This morning I thought it might be a good idea to change the name of our country from the USA to the UFO; that is, the United States of the Offended.   But then I realized that we aren’t united if we’re offended, so it should be DSO, the Divided States of the Offended.  That’s where we live, and I too live among the offended and the divided…so many times.

Offenses run high in these states where we live, and I suppose we could say many of them are rightly justified.  Injustices cause offense, cruel and hurtful words offend our souls, and parents/children are offending each other right and left.  Parents abandon, children are wounded and offended…of course they are.  Children are hateful and disinterested, and parents are offended and feel deep hurt.  We all know that these types of hurts need healing…in our country…and so we pray.

But for the sake of this article, I’m referring to offenses of the less cutting kind, the kind of offenses we carry because of a sour look, an unspoken affirmation, a ridicule from someone when they’re tired, a comment made offhand in haste…things like that.

I recently read an Instagram story from a highly noted Christian speaker and she answered questions that her followers asked.  One follower asked for her best piece of advice, working in ministry.  The answer the speaker gave was, “Become unoffendable.”  That answer struck me as being so true. 

(photo courtesy of Doug Gephardt)

Being offended is the number one cause that I’ve seen in people coming and going out of relationships…especially in the church.  It happens in families too, when a sibling runs to his room because his brother won’t play with him. 

Wait, but doesn’t that brother have “right” to be offended when the other brother is cruel?
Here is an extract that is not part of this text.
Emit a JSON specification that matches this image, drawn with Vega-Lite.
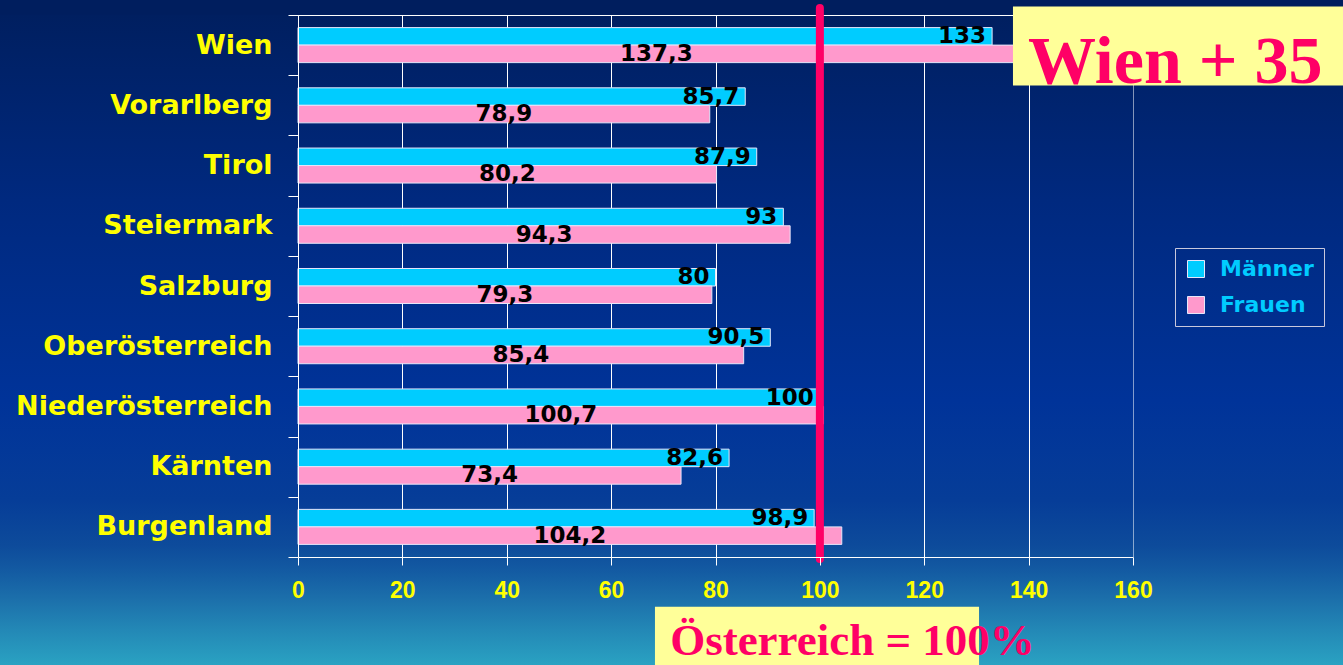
{
  "$schema": "https://vega.github.io/schema/vega-lite/v6.json",
  "width": 835,
  "height": 542,
  "autosize": {"type": "none"},
  "padding": {"left": 298, "top": 15, "right": 210, "bottom": 108},
  "background": "#002060",
  "config": {
    "view": {
      "stroke": "#ffffff",
      "strokeWidth": 1,
      "fill": {"gradient": "linear", "x1": 0, "y1": 0, "x2": 0, "y2": 1, "stops": [
        {"offset": 0, "color": "#001f60"},
        {"offset": 0.341, "color": "#00297f"},
        {"offset": 0.71, "color": "#003399"},
        {"offset": 0.895, "color": "#063d98"},
        {"offset": 0.978, "color": "#0d4b9b"},
        {"offset": 1, "color": "#10529e"}
      ]}
    },
    "locale": {"number": {"decimal": ",", "thousands": ".", "grouping": [3], "currency": ["", " €"]}},
    "axis": {"title": null}
  },
  "data": {"values": [
    {"region": "Wien", "series": "Männer", "value": 133},
    {"region": "Wien", "series": "Frauen", "value": 137.3},
    {"region": "Vorarlberg", "series": "Männer", "value": 85.7},
    {"region": "Vorarlberg", "series": "Frauen", "value": 78.9},
    {"region": "Tirol", "series": "Männer", "value": 87.9},
    {"region": "Tirol", "series": "Frauen", "value": 80.2},
    {"region": "Steiermark", "series": "Männer", "value": 93},
    {"region": "Steiermark", "series": "Frauen", "value": 94.3},
    {"region": "Salzburg", "series": "Männer", "value": 80},
    {"region": "Salzburg", "series": "Frauen", "value": 79.3},
    {"region": "Oberösterreich", "series": "Männer", "value": 90.5},
    {"region": "Oberösterreich", "series": "Frauen", "value": 85.4},
    {"region": "Niederösterreich", "series": "Männer", "value": 100},
    {"region": "Niederösterreich", "series": "Frauen", "value": 100.7},
    {"region": "Kärnten", "series": "Männer", "value": 82.6},
    {"region": "Kärnten", "series": "Frauen", "value": 73.4},
    {"region": "Burgenland", "series": "Männer", "value": 98.9},
    {"region": "Burgenland", "series": "Frauen", "value": 104.2}
  ]},
  "resolve": {"scale": {"x": "independent"}},
  "layer": [
    {
      "layer": [
        {
          "data": {"values": [{}]},
          "mark": {"type": "rect", "strokeWidth": 0, "color": {"gradient": "linear", "x1": 0, "y1": 0, "x2": 0, "y2": 1, "stops": [
            {"offset": 0, "color": "#001d5c"},
            {"offset": 0.0226, "color": "#001f60"},
            {"offset": 0.301, "color": "#00297f"},
            {"offset": 0.602, "color": "#003399"},
            {"offset": 0.752, "color": "#063d98"},
            {"offset": 0.82, "color": "#0d4b9b"},
            {"offset": 0.857, "color": "#135aa2"},
            {"offset": 0.902, "color": "#1c70ab"},
            {"offset": 0.947, "color": "#2388b6"},
            {"offset": 1, "color": "#2aa2c2"}
          ]}},
          "encoding": {
            "x": {"datum": -57.2, "type": "quantitative"},
            "x2": {"datum": 0},
            "y": {"datum": "Wien", "type": "nominal", "bandPosition": -0.24908},
            "y2": {"datum": "Burgenland", "bandPosition": 2.7933}
          }
        },
        {
          "data": {"values": [{}]},
          "mark": {"type": "rect", "strokeWidth": 0, "color": {"gradient": "linear", "x1": 0, "y1": 0, "x2": 0, "y2": 1, "stops": [
            {"offset": 0, "color": "#001d5c"},
            {"offset": 0.0226, "color": "#001f60"},
            {"offset": 0.301, "color": "#00297f"},
            {"offset": 0.602, "color": "#003399"},
            {"offset": 0.752, "color": "#063d98"},
            {"offset": 0.82, "color": "#0d4b9b"},
            {"offset": 0.857, "color": "#135aa2"},
            {"offset": 0.902, "color": "#1c70ab"},
            {"offset": 0.947, "color": "#2388b6"},
            {"offset": 1, "color": "#2aa2c2"}
          ]}},
          "encoding": {
            "x": {"datum": 160.1, "type": "quantitative"},
            "x2": {"datum": 201},
            "y": {"datum": "Wien", "type": "nominal", "bandPosition": -0.24908},
            "y2": {"datum": "Burgenland", "bandPosition": 2.7933}
          }
        },
        {
          "data": {"values": [{}]},
          "mark": {"type": "rect", "strokeWidth": 0, "color": "#001e5e"},
          "encoding": {
            "x": {"datum": -57.2, "type": "quantitative"},
            "x2": {"datum": 201},
            "y": {"datum": "Wien", "type": "nominal", "bandPosition": -0.24908},
            "y2": {"datum": "Wien", "bandPosition": -0.009}
          }
        },
        {
          "data": {"values": [{}]},
          "mark": {"type": "rect", "strokeWidth": 0, "color": {"gradient": "linear", "x1": 0, "y1": 0, "x2": 0, "y2": 1, "stops": [
            {"offset": 0, "color": "#10529e"},
            {"offset": 0.12, "color": "#135aa2"},
            {"offset": 0.398, "color": "#1c70ab"},
            {"offset": 0.676, "color": "#2388b6"},
            {"offset": 1, "color": "#2aa2c2"}
          ]}},
          "encoding": {
            "x": {"datum": -57.2, "type": "quantitative"},
            "x2": {"datum": 201},
            "y": {"datum": "Burgenland", "type": "nominal", "bandPosition": 0.999},
            "y2": {"datum": "Burgenland", "bandPosition": 2.7933}
          }
        },
        {
          "mark": {"type": "bar", "stroke": "#e6e6fa", "strokeWidth": 1},
          "encoding": {
            "y": {
              "field": "region", "type": "nominal",
              "scale": {"domain": ["Wien", "Vorarlberg", "Tirol", "Steiermark", "Salzburg", "Oberösterreich", "Niederösterreich", "Kärnten", "Burgenland"], "paddingInner": 0, "paddingOuter": 0},
              "axis": {"title": null, "tickBand": "extent", "grid": false, "domainColor": "#ffffff", "tickColor": "#ffffff", "tickSize": 10, "labelColor": "#ffff00", "labelFont": "DejaVu Sans", "labelFontWeight": "bold", "labelFontSize": 27, "labelPadding": 16, "labelLimit": 400, "zindex": 1}
            },
            "yOffset": {"field": "series", "type": "nominal", "scale": {"domain": ["Männer", "Frauen"], "paddingInner": 0, "paddingOuter": 0.72}},
            "x": {
              "field": "value", "type": "quantitative",
              "scale": {"domain": [0, 160], "nice": false, "zero": true},
              "axis": {"title": null, "values": [0, 20, 40, 60, 80, 100, 120, 140, 160], "format": "d", "grid": false, "labelFlush": false, "domainColor": "#ffffff", "tickColor": "#ffffff", "tickSize": 8, "labelColor": "#ffff00", "labelFont": "Liberation Sans", "labelFontWeight": "bold", "labelFontSize": 23, "labelPadding": 14, "zindex": 1}
            },
            "color": {
              "field": "series", "type": "nominal",
              "scale": {"domain": ["Männer", "Frauen"], "range": ["#00ccff", "#ff99cc"]},
              "legend": {"title": null, "orient": "none", "legendX": 877, "legendY": 233, "direction": "vertical", "symbolType": "square", "symbolSize": 289, "symbolStrokeColor": "#e6e6fa", "symbolStrokeWidth": 1, "labelColor": "#00ccff", "labelFont": "DejaVu Sans", "labelFontWeight": "bold", "labelFontSize": 22, "labelOffset": 13, "rowPadding": 14, "padding": 10, "strokeColor": "#c8c8dc"}
            }
          }
        },
        {
          "transform": [{"filter": "datum.series === 'Männer'"}],
          "mark": {"type": "text", "align": "right", "baseline": "middle", "dx": -6, "font": "DejaVu Sans", "fontWeight": "bold", "fontSize": 23, "color": "#000000"},
          "encoding": {
            "y": {"field": "region", "type": "nominal"},
            "yOffset": {"field": "series", "type": "nominal"},
            "x": {"field": "value", "type": "quantitative"},
            "text": {"field": "value", "type": "quantitative", "format": ".4~r"}
          }
        },
        {
          "data": {"values": [{}]},
          "mark": {"type": "rule", "color": "#ff0066", "strokeWidth": 8, "strokeCap": "round"},
          "encoding": {
            "x": {"datum": 100, "type": "quantitative"},
            "y": {"datum": "Wien", "type": "nominal", "bandPosition": -0.116},
            "y2": {"datum": "Burgenland", "bandPosition": 1.033}
          }
        },
        {
          "data": {"values": [{}]},
          "mark": {"type": "rect", "color": "#ffff99", "strokeWidth": 0},
          "encoding": {
            "x": {"datum": 137, "type": "quantitative"},
            "x2": {"datum": 201},
            "y": {"datum": "Wien", "type": "nominal", "bandPosition": -0.141},
            "y2": {"datum": "Wien", "bandPosition": 1.171}
          }
        },
        {
          "data": {"values": [{}]},
          "mark": {"type": "text", "text": "Wien + 35", "font": "Liberation Serif", "fontWeight": "bold", "fontSize": 68, "color": "#ff0066", "align": "center", "baseline": "alphabetic"},
          "encoding": {
            "x": {"datum": 168.1, "type": "quantitative"},
            "y": {"datum": "Wien", "type": "nominal", "bandPosition": 1.129}
          }
        },
        {
          "data": {"values": [{}]},
          "mark": {"type": "rect", "color": "#ffff99", "strokeWidth": 0},
          "encoding": {
            "x": {"datum": 68.4, "type": "quantitative"},
            "x2": {"datum": 130.5},
            "y": {"datum": "Burgenland", "type": "nominal", "bandPosition": 1.825},
            "y2": {"datum": "Burgenland", "bandPosition": 2.9}
          }
        },
        {
          "data": {"values": [{}]},
          "mark": {"type": "text", "text": "Österreich = 100%", "font": "Liberation Serif", "fontWeight": "bold", "fontSize": 45, "color": "#ff0066", "align": "center", "baseline": "alphabetic"},
          "encoding": {
            "x": {"datum": 106.25, "type": "quantitative"},
            "y": {"datum": "Burgenland", "type": "nominal", "bandPosition": 2.62}
          }
        }
      ]
    },
    {
      "transform": [{"filter": "datum.series === 'Frauen'"}],
      "mark": {"type": "text", "align": "center", "baseline": "middle", "font": "DejaVu Sans", "fontWeight": "bold", "fontSize": 23, "color": "#000000"},
      "encoding": {
        "y": {"field": "region", "type": "nominal"},
        "yOffset": {"field": "series", "type": "nominal"},
        "x": {
          "field": "value", "type": "quantitative",
          "scale": {"domain": [0, 320], "nice": false, "zero": true},
          "axis": {"orient": "top", "title": null, "grid": true, "gridColor": "#ffffff", "values": [0, 40, 80, 120, 160, 200, 240, 280, 320], "labels": false, "ticks": false, "domain": false, "zindex": 0}
        },
        "text": {"field": "value", "type": "quantitative", "format": ".4~r"}
      }
    }
  ]
}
I don’t have all the answers on this subject, but I’ve been thinking on it…deeply.  I probably get offended way too often at things that often make me wonder why I reacted so strongly.  Someone can say a comment to me that doesn’t set well, and I’ve got all sorts of speculation in my head about why they said it and what they meant behind it and how rude they were, until…that offense causes me to retreat from that relationship.

But is it the action that causes the offense, or is it what’s missing in our own hearts? In other words, can we really CHOOSE to be unoffended, or do we need to consider our own hearts and receive healing, before we can make that choice?

Here’s what I mean, and what I’ve realized about myself:

  • Offenses come daily, and often I attach meaning behind what was said or done that isn’t really there.  At least, I don’t know the person’s heart, but I think I do; therefore, I’m offended.

  • Offenses come from those I love the most, because I expect the most out of those I love.  But that’s not fair.  I need to expect less and love more, offer judgment less and give grace more.  Because I have received grace over and over again.

  • Offenses happen in my marriage, when I’m tired, when I’m wanting to prove my point, when I’m demanding my rights.  Even if he’s mean, I can cast that care on HIM, and the Father I serve will deal with him…and with me. Because he loves us both that much.

  • Offenses are taken at church, when our ideas aren’t chosen, and hers are.  We’re completely aghast when changes are made and we weren’t told, things like that.  But the altar (in my heart) seems to be the place to leave those offenses and let them die.

  • Offenses are there for the taking daily, like a never ending buffet line.  They seem right and good, but once we’ve filled our plates with all the things and eaten until we’re stuffed, we feel bad…really bad.


I’m working on this one.  I’m looking deep to see the reasons I’m really offended and it’s more often than not – not them – but me.


Unoffendable.  A goal I hope to reach.